L’altro giorno la Camera dei Deputati ha approvato in via definitiva la legge sul whistleblowing. Si tratta di un dispositivo introdotto a tutela di quei dipendenti che segnalano una possibile frode, un pericolo o un altro serio rischio che possa danneggiare clienti, colleghi, azionisti, il pubblico o la stessa reputazione dell’impresa. Letteralmente whistleblowing corrisponde all’azione di “soffiare il fischietto” e si può tradurre in “denuncia” (sul posto di lavoro).
La legge è valida sia per il settore privato che per quello pubblico.
La segnalazione del comportamento presumibilmente illecito del collega o del superiore mette al riparo il dipendente che lancia l’allarme su una falsa comunicazione sociale, un danno, una negligenza e reati ben più gravi.
Tra gli altri ne ha dato notizia l’Ansa, con un lancio dal titolo: “Whistleblowing: Camera, ok definitivo alla legge”.
Manco a dirlo la legge in Italia arriva con un certo ritardo.

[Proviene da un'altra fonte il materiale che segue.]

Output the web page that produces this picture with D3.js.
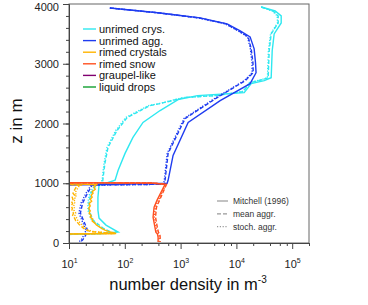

Nata negli Stati Uniti addirittura 150 anni fa, seppure in un ambito circoscritto, oltreoceano la legge ha trovato l’attuale conformazione nel 1989.
C’è da chiedersi, legittimamente, se fosse stata introdotta anche da noi trent’anni fa tanti problemi ai risparmiatori, alle famiglie, alle imprese e al sistema bancario sarebbero stati evitati?